Avertissement au Sénégal
À entendre les membres du Gaipes, ce serait plutôt ce carnage sur la ressource qui serait à la base de la décision européenne de donner un avertissement au Sénégal. À ceux qui soupçonnent une pression sur les nouvelles autorités, Adama Lam dit comprendre la préoccupation, mais estime que cette mesure sonne plutôt comme une alerte. ‘’On n’a pas d’éléments objectifs pour dire que c’est pour les négociations à venir. En tout cas, la réponse qu’on a eue quand on a posé la question, c’est que c’est une question d’opportunité. Ils ont soutenu qu’ils ne pouvaient prendre une telle mesure en période électorale. Cela aurait pu être interprété comme une prise de partie pour un camp. Maintenant que l’élection est passée et que le nouveau régime n’est pas comptable de ce passif, ils ont pensé que c’est le bon moment’’.

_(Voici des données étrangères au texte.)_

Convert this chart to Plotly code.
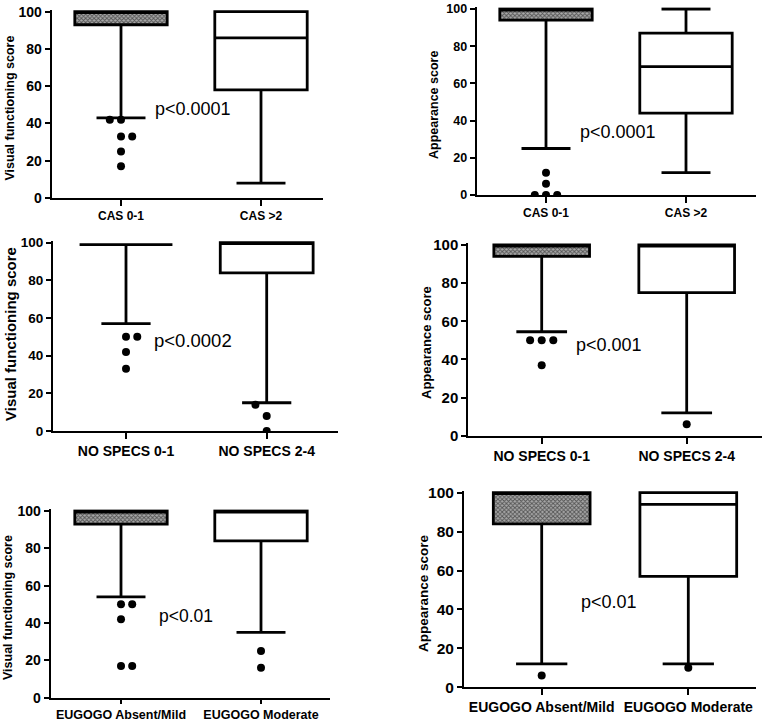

Les participants sont, par ailleurs, revenus sur l’importance du secteur de la pêche et la nécessité de lutter contre ces fraudes tous azimuts. De l’avis des participants, une mesure d’interdiction des exportations de produits sénégalais de l’UE pourrait avoir des impacts néfastes aussi bien sur le plan économique que social. Fatou Niang : ‘’Quand on parle des exportations, souvent, on pense à la pêche industrielle. Je pense qu’il faut voir la problématique de manière globale. La pêche artisanale représente 80 % des débarquements au port. Parmi ces débarquements, une partie est consacrée à la consommation locale : les ventes aux marchés, les ventes aux femmes transformatrices, mais il y a une partie importante qui est destinée aux usines de transformation qui emploient des milliers de personnes. Le poisson transformé est transporté pour certaines espèces en Europe ou aux États-Unis ou dans certains pays asiatiques.’’
Pour elle, c’est parce que c’est tellement important que l’État a mis en place des politiques incitatives pour les entreprises dans les secteurs, pour favoriser les exportations qui apportent des devises.